Oklahoma Makes Winning Look Easy, but Can It Really Win a Three-Peat?

There is one college softball coach who understands what it takes to do what Patty Gasso is doing at Oklahoma.

Her Sooners have won a record 48 games in a row (and counting). Last weekend, they eclipsed the previous Division I record of 47, set by Arizona under Hall of Fame coach Mike Candrea in the late 1990s. Now retired, Candrea has been fielding calls about the old record lately, praising Gasso and Oklahoma: He knows, after all, how difficult it is to win like this. And he also knows how difficult it is to do what Gasso is trying to do next.

Think winning 47 (or 48) in a row is hard? Try winning three consecutive titles.

Gasso and the Sooners are the No. 1 seed in the Women’s College World Series, beginning Thursday in Oklahoma City, which they have won each of the past two years. If a team’s status as favorites can somehow be understated by a top seed, that’s the case here, with a squad that has dominated competition in just about every capacity all year long. (Oklahoma leads the nation in both hitting and pitching, with a .462 team OBP and 1.00 team ERA, respectively.) But it takes more than talent to win it all back-to-back-to-back. The only program with three consecutive titles is UCLA, which won in 1988, ’89 and ’90. To keep winning at this time of year requires talent, yes, but also incredible focus and more than a little bit of luck.

It’s one thing to look like the best team in the nation for three straight years. It’s another entirely to win three straight championships.

Just ask Candrea. He won eight championships at Arizona—including three separate pairs of consecutive ones. His Wildcats won five titles in the seven seasons from 1991 to ’97 and were easily the program of the decade. But they never managed to win three in a row.

“The biggest opponent was ourselves. It wasn’t necessarily who we were playing,” Candrea says. “I think I see a lot of that in Oklahoma right now.”

Sarah Phipps/The Oklahoman/USA Today Network

Candrea says he tried to make sure his teams did not get caught in the particulars of their win streak or of what it would mean to extend their championship reign; Gasso says much the same. It’s standard operating procedure for any coach steering a team under tremendous pressure. Yet it’s easier said than done.

“Athletes at that level, they just kind of put their heads down and get to enjoying the process, enjoying what they’re doing,” Candrea says. “They’re not really counting how many they have or what’s next. And that becomes an expectation—you know, at the end of the day, the expectation was to win a national championship.”

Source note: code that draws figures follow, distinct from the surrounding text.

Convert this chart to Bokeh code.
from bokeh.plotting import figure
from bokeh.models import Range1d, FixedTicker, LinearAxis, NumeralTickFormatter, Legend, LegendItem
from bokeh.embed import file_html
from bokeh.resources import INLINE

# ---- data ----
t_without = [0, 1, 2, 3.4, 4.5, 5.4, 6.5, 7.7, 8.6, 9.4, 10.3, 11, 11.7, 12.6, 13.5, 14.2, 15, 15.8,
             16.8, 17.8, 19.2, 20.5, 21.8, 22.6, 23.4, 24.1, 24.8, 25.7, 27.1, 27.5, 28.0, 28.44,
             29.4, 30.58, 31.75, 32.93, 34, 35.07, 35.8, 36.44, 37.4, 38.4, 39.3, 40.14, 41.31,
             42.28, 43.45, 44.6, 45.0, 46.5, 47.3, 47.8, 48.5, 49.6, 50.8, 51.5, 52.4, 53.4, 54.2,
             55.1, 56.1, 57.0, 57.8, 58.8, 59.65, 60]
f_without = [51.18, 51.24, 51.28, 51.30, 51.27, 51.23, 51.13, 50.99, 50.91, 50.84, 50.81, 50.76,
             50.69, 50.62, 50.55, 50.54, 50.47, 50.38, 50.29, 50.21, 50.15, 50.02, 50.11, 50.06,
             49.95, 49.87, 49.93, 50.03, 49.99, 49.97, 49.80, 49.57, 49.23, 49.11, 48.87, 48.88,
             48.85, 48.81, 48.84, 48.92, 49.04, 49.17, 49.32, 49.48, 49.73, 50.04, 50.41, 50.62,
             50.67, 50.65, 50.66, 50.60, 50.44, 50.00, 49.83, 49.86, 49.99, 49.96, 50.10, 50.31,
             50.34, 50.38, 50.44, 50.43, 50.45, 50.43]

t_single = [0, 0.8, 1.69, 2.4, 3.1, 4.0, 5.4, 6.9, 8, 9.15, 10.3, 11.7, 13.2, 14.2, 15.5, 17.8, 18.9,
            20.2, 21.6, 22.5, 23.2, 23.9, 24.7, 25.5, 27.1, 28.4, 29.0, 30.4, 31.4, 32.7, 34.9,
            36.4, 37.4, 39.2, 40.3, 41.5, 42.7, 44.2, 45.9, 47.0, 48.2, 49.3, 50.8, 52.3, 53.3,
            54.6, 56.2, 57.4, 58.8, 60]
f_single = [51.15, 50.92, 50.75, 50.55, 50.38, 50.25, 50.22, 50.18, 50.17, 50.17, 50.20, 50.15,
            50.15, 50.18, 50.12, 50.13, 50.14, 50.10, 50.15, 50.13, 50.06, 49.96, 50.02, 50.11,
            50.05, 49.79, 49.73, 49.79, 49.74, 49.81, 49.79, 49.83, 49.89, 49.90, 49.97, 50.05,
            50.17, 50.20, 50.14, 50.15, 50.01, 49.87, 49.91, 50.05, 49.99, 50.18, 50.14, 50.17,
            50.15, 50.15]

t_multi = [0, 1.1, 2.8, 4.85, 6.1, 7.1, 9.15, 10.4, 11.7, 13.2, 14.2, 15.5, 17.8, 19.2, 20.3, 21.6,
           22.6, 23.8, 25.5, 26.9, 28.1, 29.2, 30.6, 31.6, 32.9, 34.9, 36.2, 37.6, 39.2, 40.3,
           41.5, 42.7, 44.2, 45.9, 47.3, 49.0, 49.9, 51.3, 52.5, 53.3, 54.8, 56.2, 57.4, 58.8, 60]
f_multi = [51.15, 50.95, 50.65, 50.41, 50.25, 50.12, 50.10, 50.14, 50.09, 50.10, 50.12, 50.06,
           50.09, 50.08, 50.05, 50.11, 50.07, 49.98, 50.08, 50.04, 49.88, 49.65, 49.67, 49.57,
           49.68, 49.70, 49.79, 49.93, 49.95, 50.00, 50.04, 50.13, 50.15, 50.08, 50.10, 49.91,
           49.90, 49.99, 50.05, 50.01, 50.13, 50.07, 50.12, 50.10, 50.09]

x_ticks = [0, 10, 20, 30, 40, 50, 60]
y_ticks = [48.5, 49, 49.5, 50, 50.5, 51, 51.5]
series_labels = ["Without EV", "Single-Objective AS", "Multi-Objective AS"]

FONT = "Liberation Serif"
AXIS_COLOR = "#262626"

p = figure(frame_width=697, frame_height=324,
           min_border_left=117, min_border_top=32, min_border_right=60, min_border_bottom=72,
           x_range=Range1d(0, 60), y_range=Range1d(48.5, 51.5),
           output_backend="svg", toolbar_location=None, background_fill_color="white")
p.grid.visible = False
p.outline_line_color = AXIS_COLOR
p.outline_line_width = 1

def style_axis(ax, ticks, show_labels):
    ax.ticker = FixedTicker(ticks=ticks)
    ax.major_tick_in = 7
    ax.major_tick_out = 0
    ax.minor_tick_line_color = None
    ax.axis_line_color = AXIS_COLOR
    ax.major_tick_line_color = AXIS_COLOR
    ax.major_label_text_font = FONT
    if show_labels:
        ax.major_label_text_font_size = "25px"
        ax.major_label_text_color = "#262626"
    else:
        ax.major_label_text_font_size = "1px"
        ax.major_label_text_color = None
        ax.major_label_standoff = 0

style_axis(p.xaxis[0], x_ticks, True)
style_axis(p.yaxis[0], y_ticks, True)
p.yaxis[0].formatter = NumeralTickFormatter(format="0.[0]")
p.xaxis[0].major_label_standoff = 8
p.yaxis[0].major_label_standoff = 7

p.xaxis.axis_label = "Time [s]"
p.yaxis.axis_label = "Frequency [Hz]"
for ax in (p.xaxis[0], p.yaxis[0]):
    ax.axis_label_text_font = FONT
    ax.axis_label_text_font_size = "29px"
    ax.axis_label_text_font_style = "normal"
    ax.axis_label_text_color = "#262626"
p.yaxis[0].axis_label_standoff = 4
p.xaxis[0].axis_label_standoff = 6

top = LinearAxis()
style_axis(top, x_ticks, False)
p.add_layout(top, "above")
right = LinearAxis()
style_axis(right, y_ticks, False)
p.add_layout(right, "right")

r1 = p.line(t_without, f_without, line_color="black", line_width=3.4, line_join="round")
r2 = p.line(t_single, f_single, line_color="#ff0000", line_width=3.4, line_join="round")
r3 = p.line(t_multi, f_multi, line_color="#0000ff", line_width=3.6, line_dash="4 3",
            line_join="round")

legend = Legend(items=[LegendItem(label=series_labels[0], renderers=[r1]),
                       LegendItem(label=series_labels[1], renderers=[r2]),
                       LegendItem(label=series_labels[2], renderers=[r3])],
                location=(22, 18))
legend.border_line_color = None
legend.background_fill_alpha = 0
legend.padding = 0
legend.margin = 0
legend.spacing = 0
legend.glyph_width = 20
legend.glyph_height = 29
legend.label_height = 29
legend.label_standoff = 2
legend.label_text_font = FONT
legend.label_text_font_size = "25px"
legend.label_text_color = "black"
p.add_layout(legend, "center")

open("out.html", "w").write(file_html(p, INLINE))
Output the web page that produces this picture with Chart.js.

Gasso and Candrea have been linked for a long time. They met in her first year as a D-I head coach when Oklahoma and Arizona played in 1995: The Sooners were just trying to find a pathway to success, while the Wildcats were at the height of their powers. Arizona won, 12–1. That started a trend that took years to abate: Gasso lost her first 10 matchups against Candrea. But she was grateful for what she learned from those losses. And that made it all the more special to break his record all these years later.

“It’s Arizona and Mike Candrea, and what Arizona did back in the day was phenomenal,” Gasso said at her postgame press conference after win No. 47. “He is the reason why I had to learn how to do things different. Because when I was here as a young coach, he was run-ruling the daylights out of us. I just had to take it and learn. And I told him that—we’ve become good enough friends that we share those things.”

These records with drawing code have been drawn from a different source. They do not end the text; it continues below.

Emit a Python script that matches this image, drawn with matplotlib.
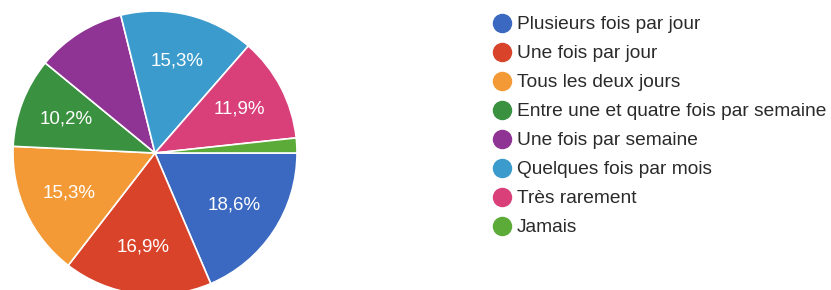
import matplotlib
matplotlib.use("Agg")
import matplotlib.pyplot as plt
import numpy as np

categories = ["Plusieurs fois par jour", "Une fois par jour", "Tous les deux jours",
              "Entre une et quatre fois par semaine", "Une fois par semaine",
              "Quelques fois par mois", "Très rarement", "Jamais"]
percentages = [18.6, 16.9, 15.3, 10.2, 10.2, 15.3, 11.9, 1.7]
slice_labels = ["18,6%", "16,9%", "15,3%", "10,2%", "", "15,3%", "11,9%", ""]
colors = ["#3b68c0", "#d8432a", "#f39a36", "#3a9140", "#8f3494", "#3a9bcc", "#d9407a", "#5cab38"]

W, H = 831, 290
fig = plt.figure(figsize=(W / 100, H / 100), dpi=100)
plt.rcParams['font.family'] = ['Liberation Sans', 'DejaVu Sans']

cx, cy, r = 155, 153, 142
ax = fig.add_axes([(cx - r) / W, (H - cy - r) / H, 2 * r / W, 2 * r / H])
wedges, _ = ax.pie(percentages, colors=colors, startangle=0, counterclock=False,
                   wedgeprops=dict(edgecolor="white", linewidth=1.2))
for w, lab in zip(wedges, slice_labels):
    if not lab:
        continue
    ang = np.deg2rad((w.theta1 + w.theta2) / 2)
    ax.text(0.67 * np.cos(ang), 0.67 * np.sin(ang), lab, color="white",
            ha="center", va="center", fontsize=13.5)
ax.set_xlim(-1, 1)
ax.set_ylim(-1, 1)
ax.set_aspect("equal")
ax.axis("off")

y0, dy = 23, 29
for i, (cat, col) in enumerate(zip(categories, colors)):
    y = 1 - (y0 + i * dy) / H
    fig.lines.append(plt.Line2D([502 / W], [y], marker="o", markersize=13,
                                color=col, transform=fig.transFigure))
    fig.text(517 / W, y - 1.5 / H, cat, ha="left", va="center", fontsize=13.8, color="#2a2a2a")

fig.savefig("out.png", dpi=100)
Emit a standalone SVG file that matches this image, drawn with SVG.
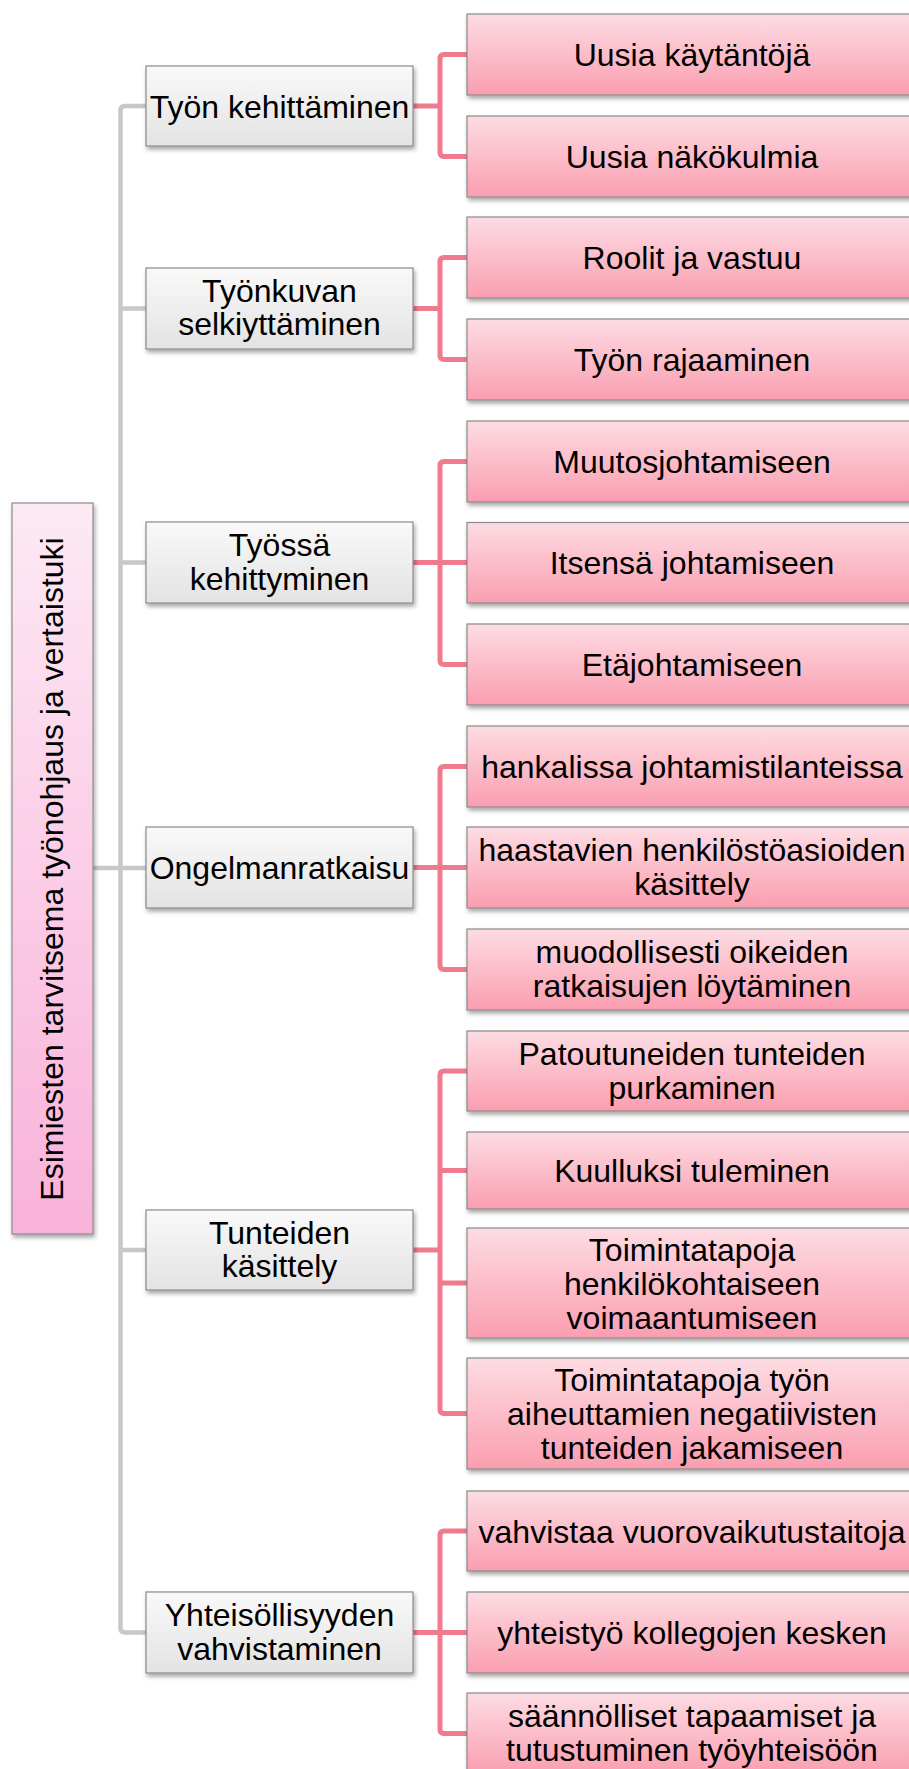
<svg xmlns="http://www.w3.org/2000/svg" width="909" height="1769" viewBox="0 0 909 1769">
  <defs>
    <linearGradient id="gLeaf" x1="0" y1="0" x2="0" y2="1">
      <stop offset="0" stop-color="#FDDCE3"/>
      <stop offset="1" stop-color="#FA9EB0"/>
    </linearGradient>
    <linearGradient id="gMid" x1="0" y1="0" x2="0" y2="1">
      <stop offset="0" stop-color="#F9F9F9"/>
      <stop offset="1" stop-color="#E3E3E3"/>
    </linearGradient>
    <linearGradient id="gRoot" x1="0" y1="0" x2="0" y2="1">
      <stop offset="0" stop-color="#FDE9F4"/>
      <stop offset="1" stop-color="#F9B2D9"/>
    </linearGradient>
    <filter id="shadow" x="-10%" y="-10%" width="130%" height="140%">
      <feDropShadow dx="1.5" dy="3" stdDeviation="2" flood-color="#000" flood-opacity="0.35"/>
    </filter>
  </defs>
  <style>
    text { font-family: "Liberation Sans", Arial, sans-serif; font-size: 32px; fill: #000; text-anchor: middle; }
    .leaf rect { fill: url(#gLeaf); stroke: #8A8A8A; stroke-width: 1.2; filter: url(#shadow); }
    .mid rect { fill: url(#gMid); stroke: #8A8A8A; stroke-width: 1.2; filter: url(#shadow); }
    .root rect { fill: url(#gRoot); stroke: #8A8A8A; stroke-width: 1.2; filter: url(#shadow); }
    .gray { fill: none; stroke: #C8C8C8; stroke-width: 4.5; }
    .pink { fill: none; stroke: #F07A8E; stroke-width: 5; }
  </style>

  <!-- connectors -->
  <g id="connectors">
    <!-- root trunk -->
    <path class="gray" d="M146 106 H125 Q120.5 106 120.5 110.5 V1628 Q120.5 1632.5 125 1632.5 H146"/>
    <path class="gray" d="M120.5 308.5 H146 M120.5 562.5 H146 M93 868 H146 M120.5 1250 H146"/>
    <!-- Työn kehittäminen -->
    <path class="pink" d="M413 106 H440 M467 54.5 H444 Q440 54.5 440 58.5 V152.5 Q440 156.5 444 156.5 H467"/>
    <!-- Työnkuvan selkiyttäminen -->
    <path class="pink" d="M413 308.5 H440 M467 257.5 H444 Q440 257.5 440 261.5 V355.5 Q440 359.5 444 359.5 H467"/>
    <!-- Työssä kehittyminen -->
    <path class="pink" d="M413 562.5 H467 M467 461.5 H444 Q440 461.5 440 465.5 V660.5 Q440 664.5 444 664.5 H467"/>
    <!-- Ongelmanratkaisu -->
    <path class="pink" d="M413 867.5 H467 M467 766.5 H444 Q440 766.5 440 770.5 V965.5 Q440 969.5 444 969.5 H467"/>
    <!-- Tunteiden käsittely -->
    <path class="pink" d="M413 1250 H440 M440 1170.5 H467 M440 1283 H467 M467 1071 H444 Q440 1071 440 1075 V1409.5 Q440 1413.5 444 1413.5 H467"/>
    <!-- Yhteisöllisyyden vahvistaminen -->
    <path class="pink" d="M413 1632.5 H467 M467 1531 H444 Q440 1531 440 1535 V1729.5 Q440 1733.5 444 1733.5 H467"/>
  </g>

  <!-- root -->
  <g id="root" class="root">
    <rect x="12" y="503" width="81" height="731"/>
    <text transform="translate(63,869) rotate(-90)">Esimiesten tarvitsema työnohjaus ja vertaistuki</text>
  </g>

  <!-- second level -->
  <g id="n-tyon-kehittaminen" class="mid">
    <rect x="146" y="66" width="267" height="80"/>
    <text x="279.5" y="117.5">Työn kehittäminen</text>
  </g>
  <g id="n-tyonkuvan" class="mid">
    <rect x="146" y="268" width="267" height="81"/>
    <text x="279.5" y="301.5">Työnkuvan</text>
    <text x="279.5" y="335">selkiyttäminen</text>
  </g>
  <g id="n-tyossa" class="mid">
    <rect x="146" y="522" width="267" height="81"/>
    <text x="279.5" y="556">Työssä</text>
    <text x="279.5" y="589.5">kehittyminen</text>
  </g>
  <g id="n-ongelman" class="mid">
    <rect x="146" y="827" width="267" height="81"/>
    <text x="279.5" y="879">Ongelmanratkaisu</text>
  </g>
  <g id="n-tunteiden" class="mid">
    <rect x="146" y="1210" width="267" height="80"/>
    <text x="279.5" y="1243.5">Tunteiden</text>
    <text x="279.5" y="1277">käsittely</text>
  </g>
  <g id="n-yhteisollisyyden" class="mid">
    <rect x="146" y="1592" width="267" height="81"/>
    <text x="279.5" y="1626">Yhteisöllisyyden</text>
    <text x="279.5" y="1659.5">vahvistaminen</text>
  </g>

  <!-- leaves -->
  <g id="l1" class="leaf"><rect x="467" y="14" width="450" height="81"/><text x="692" y="66">Uusia käytäntöjä</text></g>
  <g id="l2" class="leaf"><rect x="467" y="116" width="450" height="81"/><text x="692" y="168">Uusia näkökulmia</text></g>
  <g id="l3" class="leaf"><rect x="467" y="217" width="450" height="81"/><text x="692" y="269">Roolit ja vastuu</text></g>
  <g id="l4" class="leaf"><rect x="467" y="319" width="450" height="81"/><text x="692" y="371">Työn rajaaminen</text></g>
  <g id="l5" class="leaf"><rect x="467" y="421" width="450" height="81"/><text x="692" y="473">Muutosjohtamiseen</text></g>
  <g id="l6" class="leaf"><rect x="467" y="522.5" width="450" height="80.5"/><text x="692" y="574">Itsensä johtamiseen</text></g>
  <g id="l7" class="leaf"><rect x="467" y="624" width="450" height="81"/><text x="692" y="676">Etäjohtamiseen</text></g>
  <g id="l8" class="leaf"><rect x="467" y="726" width="450" height="81"/><text x="692" y="778">hankalissa johtamistilanteissa</text></g>
  <g id="l9" class="leaf"><rect x="467" y="827" width="450" height="81"/><text x="692" y="861">haastavien henkilöstöasioiden</text><text x="692" y="895">käsittely</text></g>
  <g id="l10" class="leaf"><rect x="467" y="929" width="450" height="81"/><text x="692" y="963">muodollisesti oikeiden</text><text x="692" y="997">ratkaisujen löytäminen</text></g>
  <g id="l11" class="leaf"><rect x="467" y="1031" width="450" height="80"/><text x="692" y="1065">Patoutuneiden tunteiden</text><text x="692" y="1099">purkaminen</text></g>
  <g id="l12" class="leaf"><rect x="467" y="1132" width="450" height="77"/><text x="692" y="1182">Kuulluksi tuleminen</text></g>
  <g id="l13" class="leaf"><rect x="467" y="1228" width="450" height="110"/><text x="692" y="1260.5">Toimintatapoja</text><text x="692" y="1294.5">henkilökohtaiseen</text><text x="692" y="1328.5">voimaantumiseen</text></g>
  <g id="l14" class="leaf"><rect x="467" y="1358" width="450" height="111"/><text x="692" y="1391">Toimintatapoja työn</text><text x="692" y="1425">aiheuttamien negatiivisten</text><text x="692" y="1459">tunteiden jakamiseen</text></g>
  <g id="l15" class="leaf"><rect x="467" y="1491" width="450" height="80"/><text x="692" y="1542.5">vahvistaa vuorovaikutustaitoja</text></g>
  <g id="l16" class="leaf"><rect x="467" y="1592" width="450" height="81"/><text x="692" y="1644">yhteistyö kollegojen kesken</text></g>
  <g id="l17" class="leaf"><rect x="467" y="1693" width="450" height="81"/><text x="692" y="1727">säännölliset tapaamiset ja</text><text x="692" y="1761">tutustuminen työyhteisöön</text></g>
</svg>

Watching from afar these past few years, Candrea says he’s seen Gasso grow far more comfortable with herself as a coach than she was in those early years. “She’s maybe found that niche to take pressure off herself and take pressure off the game,” he says. That’s reflected in her team, which always seems to be cheering for each other, having fun, celebrating the little things. Advice on going for a third straight championship? Candrea doesn’t think Gasso needs any. But he sees her team doing much of what he believes it should take.

“A lot of it is just looking at the present moment, not getting too far ahead of yourself,” Candrea says. “It’s making sure that you respect every opponent and you fear none.”

For years, Candrea had people tell him that Arizona’s record win streak would stand forever. He wasn’t sure he ever quite believed that. Now that it’s fallen? He can’t imagine a more fitting team to have done it—and to potentially go even further.

“Streaks are made to be broken,” Candrea says. “And I can’t think of a better team right now.”